Despite extensive research on the influence of musical features on emotional recognition, little is known about their role in the cognitive processes involved in judging the cultural origin of music. The CRM (Balkwill & Thompson, 1999) suggests that listeners rely on both psychophysical and culture-specific cues to accurately recognise emotions across musical cultures. Similarly, Thomas Fritz’s (2013) Dock-in Model explains how musical systems intersect with universal cues, while each tradition incorporates unique features that require cultural familiarity. As music evolves, it may “dock out” of these universal cues, reducing its accessibility to listeners from other cultures.
Given that cultural and emotional meanings in music are intertwined, it is plausible that the same features used to recognise emotions could also help listeners identify the cultural origin of music. For instance, distinct rhythms or instrumentation characteristic of a specific culture might serve as cues for cultural classification. Therefore, we predicted that musical features influencing emotional recognition would also affect cognitive processes, such as accuracy and response time, in cultural classification. This, however, remains an exploratory approach.
The Present Study
This study explored the cognitive processes involved in classifying the cultural origin of familiar and unfamiliar music, examining how listeners’ cultural background may contribute to systematic errors or biases, and how musical features might influence these processes. It provides a novel approach to assessing the cognitive mechanisms underlying cultural classification by examining accuracy, sensitivity, response bias, response time, and familiarity.
Western classical music and Chinese traditional music were selected as representative of two distinct musical cultures, and we recruited Western listeners who were familiar with Western music but not with Chinese music. To ensure instrumental comparability, the Western violin and Chinese traditional erhu 二胡 (both bowed-string instruments) were used (Song & Horner, 2022; Wang et al., 2021). Forty-eight ten-second excerpts (24 from each culture) were selected to convey agitation, happiness, sadness, and calmness, representing the four quadrants of the valence-arousal model (Russell, 1980). Including a range of emotional connotations allowed us to consider how emotional cues in music might impact upon decision-making in cultural classification (Bandyopadhyay et al., 2013; Lerner & Keltner, 2000).
The cultural origin and emotional connotation of the music excerpts used in the study were validated by expert Western and Chinese musicians (n = 8 per group), with extensive training in Western classical and Chinese traditional music, respectively. Each expert had performance and pedagogical experience, ensuring the selected excerpts reliably reflected culturally distinct characteristics. In the primary experiment, Western listeners completed a forced-choice task to classify each excerpt as either Western or Chinese as quickly and accurately as possible, using a 2 (culture: Western, Chinese) × 4 (emotion: agitation, happiness, sadness, calmness) within-subjects design.

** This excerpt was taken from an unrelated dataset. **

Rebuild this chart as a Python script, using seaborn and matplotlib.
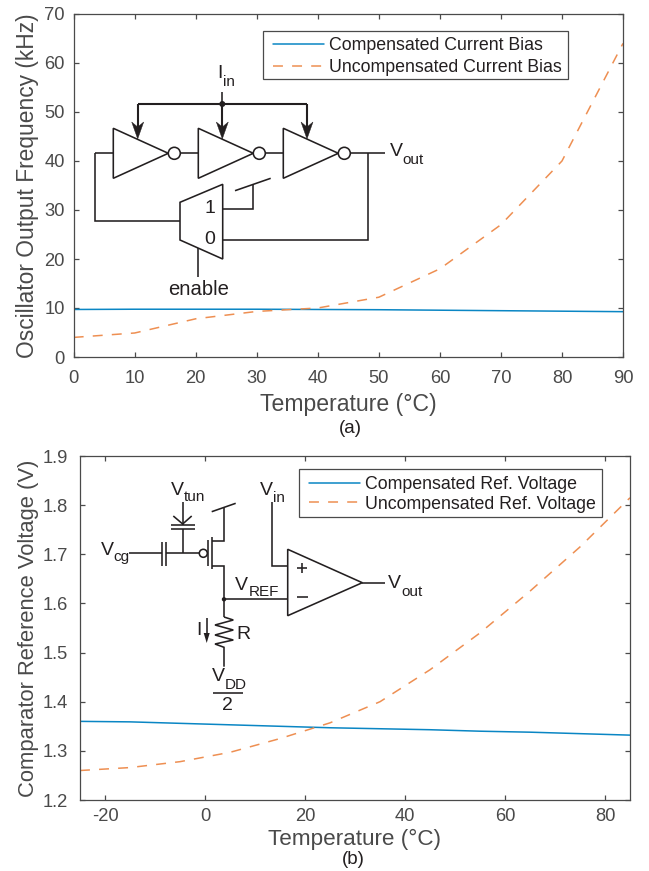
import numpy as np
import pandas as pd
import seaborn as sns
import matplotlib
matplotlib.use("Agg")
import matplotlib.pyplot as plt
from matplotlib.patches import Circle, Polygon, Rectangle

sns.set_theme(style="ticks")
plt.rcParams["font.family"] = ["Liberation Sans", "DejaVu Sans"]
plt.rcParams["axes.unicode_minus"] = False

temp_a = [0, 10, 20, 30, 40, 50, 60, 70, 80, 90]
comp_a = [9.7, 9.75, 9.75, 9.75, 9.7, 9.65, 9.55, 9.45, 9.35, 9.25]
uncomp_a = [4.0, 4.9, 7.8, 9.3, 10.0, 12.2, 18.0, 27.0, 40.0, 64.0]
temp_b = [-25, -15, -5, 5, 15, 25, 35, 45, 55, 65, 75, 85]
comp_b = [1.36, 1.359, 1.356, 1.353, 1.35, 1.347, 1.345, 1.343, 1.34, 1.338, 1.335, 1.332]
uncomp_b = [1.26, 1.266, 1.278, 1.297, 1.325, 1.357, 1.40, 1.465, 1.54, 1.625, 1.715, 1.815]
names_a = ["Compensated Current Bias", "Uncompensated Current Bias"]
names_b = ["Compensated Ref. Voltage", "Uncompensated Ref. Voltage"]
xticks_a = list(range(0, 91, 10))
yticks_a = list(range(0, 71, 10))
xticks_b = [-20, 0, 20, 40, 60, 80]
yticks_b = [1.2, 1.3, 1.4, 1.5, 1.6, 1.7, 1.8, 1.9]

W, H = 649, 871
BLUE, ORANGE, DARK, INK = "#0a86c4", "#ee8f52", "#4a4a4a", "#231f20"
fig = plt.figure(figsize=(W / 100, H / 100), dpi=100, facecolor="white")

# Overlay in pixel space for the schematics, captions and legend anchoring
ov = fig.add_axes([0, 0, 1, 1], facecolor="none", zorder=5)
ov.set_xlim(0, W)
ov.set_ylim(H, 0)
ov.axis("off")


def make_axes(x0, x1, ytop, ybot):
    return fig.add_axes([x0 / W, 1 - ybot / H, (x1 - x0) / W, (ybot - ytop) / H])


def panel(ax, box, x, c, u, names, xlim, ylim, xticks, yticks, ylabel, ylabs,
          xpad, ypad, xlabel_size, ylabel_size, xlabel_y, ylabel_x,
          frame, anchor, leg_size, leg_space):
    x0, x1, ytop, ybot = box
    df = pd.concat([
        pd.DataFrame({"T": x, "v": c, "s": names[0]}),
        pd.DataFrame({"T": x, "v": u, "s": names[1]}),
    ])
    sns.lineplot(data=df, x="T", y="v", hue="s", style="s",
                 palette=[BLUE, ORANGE], dashes=[(None, None), (6.5, 6)],
                 linewidth=1.1, ax=ax, legend=True, errorbar=None)
    ax.set_xlim(*xlim)
    ax.set_ylim(*ylim)
    ax.set_xticks(xticks)
    ax.set_yticks(yticks)
    ax.set_yticklabels(ylabs)
    ax.tick_params(direction="in", top=True, right=True, length=3.6, width=0.9,
                   color=DARK, labelcolor=DARK, labelsize=13.2)
    ax.tick_params(axis="x", pad=xpad)
    ax.tick_params(axis="y", pad=ypad)
    for s in ax.spines.values():
        s.set_visible(True)
        s.set_color(DARK)
        s.set_linewidth(0.9)
    ax.set_xlabel("Temperature (°C)", fontsize=xlabel_size, color=DARK, va="center")
    ax.set_ylabel(ylabel, fontsize=ylabel_size, color=DARK, va="center")
    ax.xaxis.set_label_coords(0.5, -(xlabel_y - ybot) / (ybot - ytop))
    ax.yaxis.set_label_coords(-(x0 - ylabel_x) / (x1 - x0), 0.5)
    fx0, fx1, fy0, fy1 = frame
    ax.add_patch(Rectangle((fx0, fy0), fx1 - fx0, fy1 - fy0, transform=ov.transData,
                           fc="white", ec=DARK, lw=0.9, zorder=4, clip_on=False))
    ax.legend(loc="upper left", bbox_to_anchor=anchor, bbox_transform=ov.transData,
              frameon=False, fontsize=leg_size, labelcolor=INK, borderpad=0,
              labelspacing=leg_space, handlelength=2.87, handletextpad=0.26,
              borderaxespad=0)


box_a = (73.7, 623, 14, 357)
axa = make_axes(*box_a)
panel(axa, box_a, temp_a, comp_a, uncomp_a, names_a, (0, 90), (0, 70), xticks_a, yticks_a,
      "Oscillator Output Frequency (kHz)", [str(v) for v in yticks_a],
      9.5, 6.3, 16.6, 16.4, 405, 28,
      (263.3, 568.3, 30.7, 79), (273, 37.5), 12.8, 0.25)
box_b = (80, 630, 456, 800)
axb = make_axes(*box_b)
panel(axb, box_b, temp_b, comp_b, uncomp_b, names_b, (-25, 85), (1.2, 1.9), xticks_b, yticks_b,
      "Comparator Reference Voltage (V)", [f"{v:.1f}" for v in yticks_b],
      6, 8.6, 16.2, 15.8, 839.5, 29,
      (299.3, 601.7, 469, 516.7), (309.3, 476.2), 12.8, 0.13)

LW = 1.15


def wire(*pts, lw=LW):
    xs, ys = zip(*pts)
    ov.plot(xs, ys, color=INK, lw=lw, solid_capstyle="butt", solid_joinstyle="miter")


def tri(*pts):
    ov.add_patch(Polygon(pts, closed=True, fc="none", ec=INK, lw=LW, joinstyle="miter"))


def dot(x, y, r):
    ov.add_patch(Circle((x, y), r, fc=INK, ec=INK, lw=0))


def bubble(x, y, r):
    ov.add_patch(Circle((x, y), r, fc="white", ec=INK, lw=LW, zorder=4))


def label(x, y, main, sub=None, size=14, subdy=8):
    t = ov.text(x, y, main, fontsize=size, color=INK, ha="left", va="center")
    if sub:
        bb = t.get_window_extent(fig.canvas.get_renderer())
        ov.text(bb.x1 + 0.3, y + subdy, sub, fontsize=11, color=INK, ha="left", va="center")


def down_arrow(x, y0, y1, hw=6, hl=15):
    wire((x, y0), (x, y1 - hl + 3), lw=1.5)
    ov.add_patch(Polygon([(x, y1), (x - hw, y1 - hl - 2), (x, y1 - hl + 3), (x + hw, y1 - hl - 2)],
                         closed=True, fc=INK, ec=INK, lw=0.3))


# Panel (a) schematic: ring oscillator
for x in (113.3, 198.3, 283.3):
    tri((x, 128.3), (x, 178.3), (x + 55, 153.3))
    bubble(x + 61, 153.3, 6)
wire((95, 153.3), (113.3, 153.3))
wire((180.5, 153.3), (198.3, 153.3))
wire((265.5, 153.3), (283.3, 153.3))
wire((350.3, 153.3), (385, 153.3))
wire((95, 153.3), (95, 221.5), (180, 221.5))
wire((368.3, 153.3), (368.3, 240), (222.7, 240))
tri((180, 202.3), (222.7, 184.3), (222.7, 259), (180, 240))
wire((222.7, 209), (252.7, 209), (252.7, 185))
wire((235, 190.7), (270.7, 178.3))
wire((198.3, 248), (198.3, 277.3))
wire((137.7, 104), (307, 104), lw=1.5)
wire((222.3, 91.7), (222.3, 104))
for x in (137.7, 222.3, 307):
    down_arrow(x, 104, 139)
dot(222.3, 104, 3)
label(217, 73, "I", "in", subdy=9)
label(389.5, 152, "V", "out")
ov.text(210, 208, "1", fontsize=14, color=INK, ha="center", va="center")
ov.text(210, 239, "0", fontsize=14, color=INK, ha="center", va="center")
ov.text(198.3, 289, "enable", fontsize=14.6, color=INK, ha="center", va="center")

# Panel (b) schematic: floating gate reference and comparator
wire((182.7, 501.7), (182.7, 525))
wire((182.7, 529.3), (182.7, 553.3))
wire((170.7, 525), (195, 525))
wire((170.7, 529.3), (195, 529.3))
wire((173.3, 516), (182.7, 524), (191.7, 516))
wire((129.3, 553.3), (161.7, 553.3))
wire((161.7, 541.7), (161.7, 565.7))
wire((166, 541.7), (166, 565.7))
wire((166, 553.3), (199.3, 553.3))
bubble(203.3, 553.3, 4)
wire((207.7, 540), (207.7, 565.7))
wire((211.7, 537.3), (211.7, 569.3))
wire((211.7, 540.7), (224, 540.7), (224, 508.3))
wire((211.7, 511.7), (235.7, 503.3))
wire((211.7, 565.7), (224, 565.7), (224, 617))
wire((224, 599.3), (287.7, 599.3))
dot(224, 599.3, 2.2)
wire((224, 617), (233.3, 620), (215, 625), (233.3, 630), (215, 635), (233.3, 640), (215, 644), (224, 647.3), (224, 666.7))
wire((206.7, 618), (206.7, 636))
ov.add_patch(Polygon([(206.7, 643), (203.7, 633), (209.7, 633)], closed=True, fc=INK, ec=INK, lw=0))
wire((271.7, 501.7), (271.7, 566), (287.7, 566))
tri((287.7, 549.3), (287.7, 615.7), (362.3, 582.7))
wire((362.3, 582.7), (385, 582.7))
wire((296.5, 568), (307, 568))
wire((301.7, 563), (301.7, 573))
wire((296.5, 597.3), (308, 597.3))
wire((213.3, 692.7), (243.3, 692.7))
label(170.5, 490, "V", "tun", subdy=7)
label(100.5, 550, "V", "cg", subdy=7)
label(259.5, 490, "V", "in", subdy=7.5)
label(235, 585, "V", "REF", subdy=7)
label(388, 583, "V", "out", subdy=9)
label(196, 630, "I")
label(236, 634, "R")
label(211.5, 676.5, "V", "DD", subdy=8)
ov.text(227, 705, "2", fontsize=14, color=INK, ha="center", va="center")

ov.text(350, 428, "(a)", fontsize=13.5, color=INK, ha="center", va="center")
ov.text(353, 859, "(b)", fontsize=13.5, color=INK, ha="center", va="center")

fig.savefig("out.png", dpi=100, facecolor="white")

We predicted that Western listeners would show greater accuracy in classifying Western music compared to unfamiliar Chinese music, with high sensitivity in discriminating cultural source and a liberal bias to classify music as Western. Conversely, the classification of unfamiliar Chinese music should be faster but less accurate due to heuristic decision-making under uncertain conditions. Additionally, psychophysical and culture-specific features were expected to influence these cognitive processes.
Method
The data reported in this article were collected from the same participants and with the same stimuli as in Li et al. (2025). The data sets do not overlap. This article focuses on classification data, whereas the other examined emotion perception data.
Participants
We recruited 108 Western (White-European) participants from the United Kingdom, the United States, New Zealand, and Australia via Prolific for an online survey hosted on Qualtrics. After eight returns, 100 participants completed the survey. Participants self-identified as White/Caucasian, enjoyed listening to music and had no or limited exposure to Chinese music. All participants passed five attention checks and received £4 for approximately 20 min of participation. Ethics approval was granted by the Macquarie University Human Research Ethics Committee (Reference No: 520231435649832).

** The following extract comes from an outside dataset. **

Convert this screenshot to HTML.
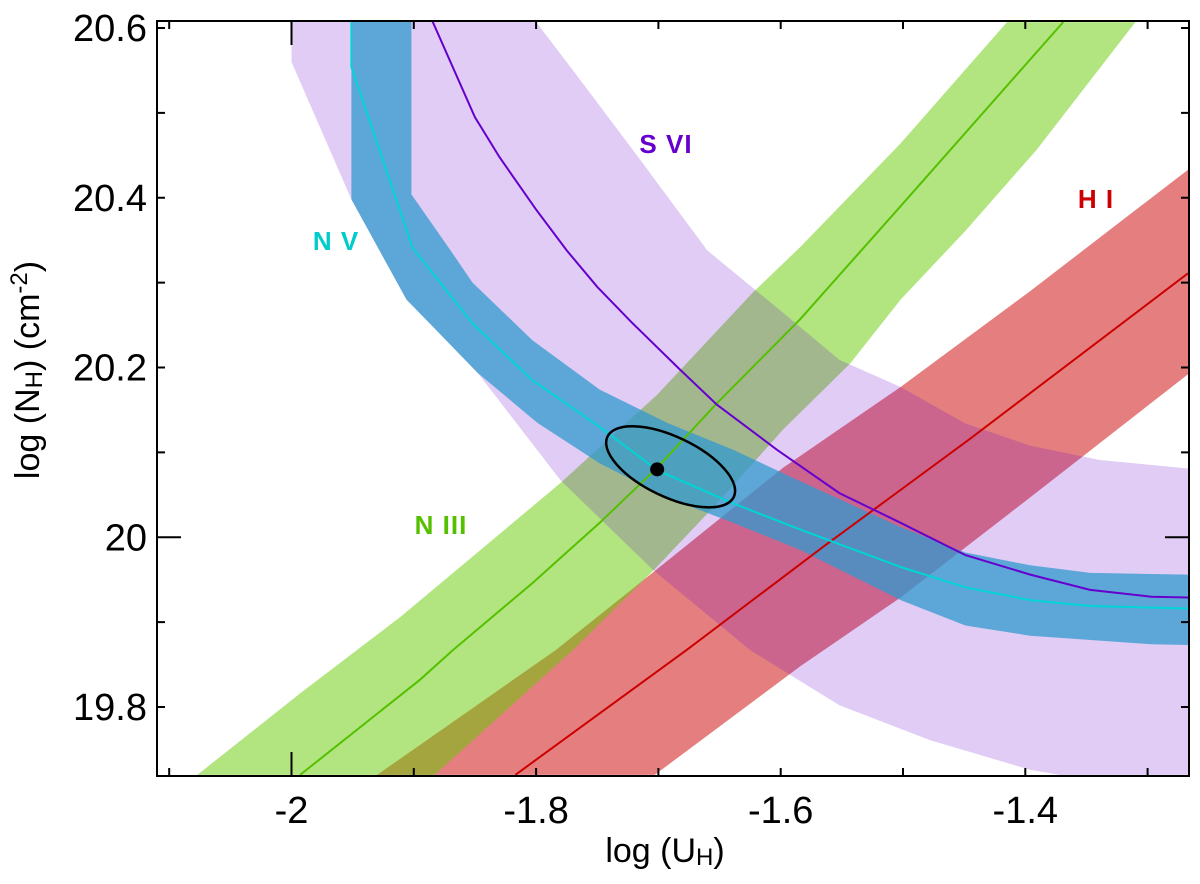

Participants were aged 20–75 years (M = 41.58, SD = 14.70): 48 females, 48 males, 3 non-binary, and 1 who preferred not to disclose gender. On average, they had 1.55 years of formal instrumental training (SD = 3.17), and musician status was 36% nonmusicians, 46% music-loving nonmusicians, 12 % amateur musicians, and 6% as serious amateur musicians.
Given that participants may respond differently to each music stimulus, no fixed cutoff (e.g., 10 s) was imposed on reaction times. This approach allowed for the varied emotional content of the music to influence response times naturally. During data cleaning, trials where participants’ reaction times had a z-score greater than ± 2 for each stimulus were excluded, resulting in 4.65% of trials (223 out of 4,800; 99 Western music trials and 124 Chinese music trials) being discarded. The number of completed trials per participant ranged from 27 to 48 (M = 45.77, SD = 3.94). No participants were excluded.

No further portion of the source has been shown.